Exercise Offsets Genetic Signal for Obesity

Submitted by MedHeadlines on 10 September, 2008 – 6:19No Comment

Scientific evidence is increasingly proving that the human body was engineered for action. Researchers at the University of Maryland School of Medicine have recently added more evidence, with their study of the effect an active lifestyle has on a specific gene that causes less active people to gain excess weight.

The obesity-related FTO gene is common in people of European ancestry, with about half of all descendants from the continent carrying at least one variation of the gene. People who carry two copies of the gene are 67% more likely to gain weight to the point of obesity, measured at a body mass index (BMI) of 30 or higher. A BMI of 25 to 30 defines a person who is overweight.

To test the theory that a physically active lifestyle can offset the weight-gaining effect of the FTO gene, the Maryland research team turned to their semi-cloistered Amish neighbors in Lancaster County, Pennsylvania. Members of the Old Order Amish can trace their ancestry back 14 generations, to their forefathers’ arrival in the United States from Europe.

The Amish are as well known for their simple lifestyles of hard work using few, if any, tools of modern convenience as well as their genetic seclusion. Their traditional diet consists of fresh foods grown and produced within their own communities but it tends to be high in both cholesterol and fat, much like the typical American diet.

The University of Maryland study involved 704 Amish men and women who agreed to wear an accelerometer to measure their bodies’ movements during seven 24-hour periods in a row. Investigation of high and low activity levels among the Amish showed the most active members of the community burned 900 more calories each day than their less active brethren. Nine hundred calories is the equivalent of three or four hours of moderate intensity activity, such as gardening, housecleaning, or walking briskly.

A simple lifestyle involving a high degree of active physical labor doesn’t exclude the Amish from the effects of the FTO gene, however. Amish people are just as likely to be overweight or obese as the rest of the American population, with 10.1% of the men and 30% of the women in the study group classified as obese according to their BMI. In addition, 54% of the men and 63% of the women are overweight.

Even though the Amish study participants closely matched the general US population for excess weight and obesity, they didn’t suffer the same consequences as so many Americans do.

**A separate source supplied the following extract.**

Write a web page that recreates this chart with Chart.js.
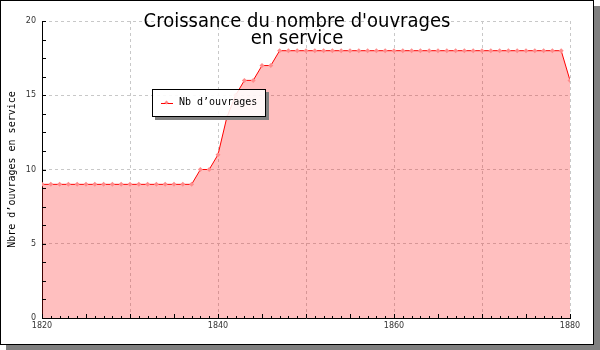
<!DOCTYPE html>
<html>
<head>
<meta charset="utf-8">
<script src="https://cdn.jsdelivr.net/npm/chart.js@4/dist/chart.umd.min.js"></script>
<style>
body { margin: 0; background: #fff; }
#cadre { position: absolute; left: 0; top: 0; width: 592px; height: 343px; border: 1px solid #000; box-shadow: 6px 6px 0 #808080; background: #fff; }
#graphe { position: absolute; left: 0; top: 0; }
#titre { position: absolute; left: 0; top: 11px; width: 592px; text-align: center; font: 20px "DejaVu Sans Condensed", "DejaVu Sans"; line-height: 17px; color: #000; }
#titre span { display: inline-block; }
#legende { position: absolute; left: 151px; top: 88px; width: 112px; height: 26px; border: 1px solid #000; box-shadow: 3px 3px 0 #808080; background: rgba(255,255,255,0.88); font: 10px "DejaVu Sans Mono"; color: #000; }
#legende .trait { position: absolute; left: 8px; top: 13px; width: 12px; border-top: 1px solid #f00; }
#legende .point { position: absolute; left: 12px; top: 11px; width: 3px; height: 3px; background: #ff8c8c; transform: rotate(45deg); }
#legende .texte { position: absolute; left: 26px; top: 6px; white-space: nowrap; }
</style>
</head>
<body>
<div id="cadre">
  <canvas id="graphe" width="592" height="343"></canvas>
  <div id="titre"></div>
  <div id="legende"></div>
</div>
<script>
// données
var titreLignes = ["Croissance du nombre d'ouvrages", "en service"];
var titreAxeY = "Nbre d’ouvrages en service";
var serieNom = "Nb d’ouvrages";
var etiquettesX = [1820, 1840, 1860, 1880];

var annees = [1820, 1821, 1822, 1823, 1824, 1825, 1826, 1827, 1828, 1829,
              1830, 1831, 1832, 1833, 1834, 1835, 1836, 1837, 1838, 1839,
              1840, 1841, 1842, 1843, 1844, 1845, 1846, 1847, 1848, 1849,
              1850, 1851, 1852, 1853, 1854, 1855, 1856, 1857, 1858, 1859,
              1860, 1861, 1862, 1863, 1864, 1865, 1866, 1867, 1868, 1869,
              1870, 1871, 1872, 1873, 1874, 1875, 1876, 1877, 1878, 1879,
              1880];
var ouvrages = [9, 9, 9, 9, 9, 9, 9, 9, 9, 9,
                9, 9, 9, 9, 9, 9, 9, 9, 10, 10,
                11, 13.5, 15, 16, 16, 17, 17, 18, 18, 18,
                18, 18, 18, 18, 18, 18, 18, 18, 18, 18,
                18, 18, 18, 18, 18, 18, 18, 18, 18, 18,
                18, 18, 18, 18, 18, 18, 18, 18, 18, 18,
                16];

// titre
var titre = document.getElementById('titre');
titre.innerHTML = titreLignes.map(function (l) { return '<span>' + l + '</span>'; }).join('<br>');

// légende
document.getElementById('legende').innerHTML =
    '<div class="trait"></div><div class="point"></div><div class="texte">' + serieNom + '</div>';

// petites graduations vers l'intérieur
var graduations = {
    id: 'graduations',
    afterDatasetsDraw: function (chart) {
        var ctx = chart.ctx, a = chart.chartArea, x = chart.scales.x, y = chart.scales.y;
        ctx.save();
        ctx.strokeStyle = '#000';
        ctx.lineWidth = 1;
        ctx.beginPath();
        for (var an = 1820; an <= 1880; an++) {
            var px = Math.round(x.getPixelForValue(an)) + 0.5;
            var len = an % 5 === 0 ? 4 : 2;
            ctx.moveTo(px, a.bottom);
            ctx.lineTo(px, a.bottom - len);
        }
        for (var v = 0; v <= 20; v += 1.25) {
            var py = Math.round(y.getPixelForValue(v)) + 0.5;
            ctx.moveTo(a.left, py);
            ctx.lineTo(a.left + 4, py);
        }
        ctx.stroke();
        ctx.restore();
    }
};

var points = [];
for (var i in annees) {
    points.push({ x: annees[i], y: ouvrages[i] });
}

var petit = { family: 'DejaVu Sans', size: 8 };

var ctx = document.getElementById('graphe');
var graphe = new Chart(ctx, {
    type: 'line',
    data: {
        datasets: [
            {
                label: serieNom,
                data: points,
                borderColor: '#ff0000',
                borderWidth: 1,
                backgroundColor: 'rgba(255, 0, 0, 0.25)',
                fill: 'origin',
                tension: 0,
                pointStyle: 'rectRot',
                pointRadius: 2.5,
                pointBackgroundColor: '#ff8c8c',
                pointBorderWidth: 0
            }
        ]
    },
    options: {
        responsive: false,
        animation: false,
        layout: { padding: { left: 0, right: 23, top: 20, bottom: 0 } },
        plugins: {
            legend: { display: false },
            tooltip: { enabled: false }
        },
        scales: {
            x: {
                type: 'linear',
                min: 1820,
                max: 1880,
                grid: { color: '#c8c8c8', drawTicks: false },
                border: { color: '#000', dash: [3, 3] },
                ticks: {
                    stepSize: 10,
                    autoSkip: false,
                    maxRotation: 0,
                    padding: 3,
                    font: petit,
                    color: '#333',
                    callback: function (v) { return etiquettesX.indexOf(v) >= 0 ? String(v) : ''; }
                },
                afterFit: function (s) { s.height = 26; }
            },
            y: {
                min: 0,
                max: 20,
                grid: { color: '#c8c8c8', drawTicks: false },
                border: { color: '#000', dash: [3, 3] },
                ticks: {
                    stepSize: 5,
                    padding: 6,
                    font: petit,
                    color: '#333'
                },
                title: {
                    display: true,
                    text: titreAxeY,
                    color: '#000',
                    font: { family: 'DejaVu Sans Mono', size: 10 },
                    padding: { top: 5 }
                },
                afterFit: function (s) { s.width = 41; }
            }
        }
    },
    plugins: [graduations]
});
</script>
</body>
</html>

Their rate of type 2 diabetes is only about half that of the general American population and their cholesterol counts are healthier, too. The Amish people who led the most active lifestyles were in better health than their less active family members.

The University of Maryland research team, led by Soren Snitker, MD, PhD, says the obesity epidemic sweeping the country is much too complex to attribute to exercise and the FTO gene alone but their study clearly indicates exercise has the potential to offset the tendency to gain weight in people who do carry one or more variations of the FTO gene.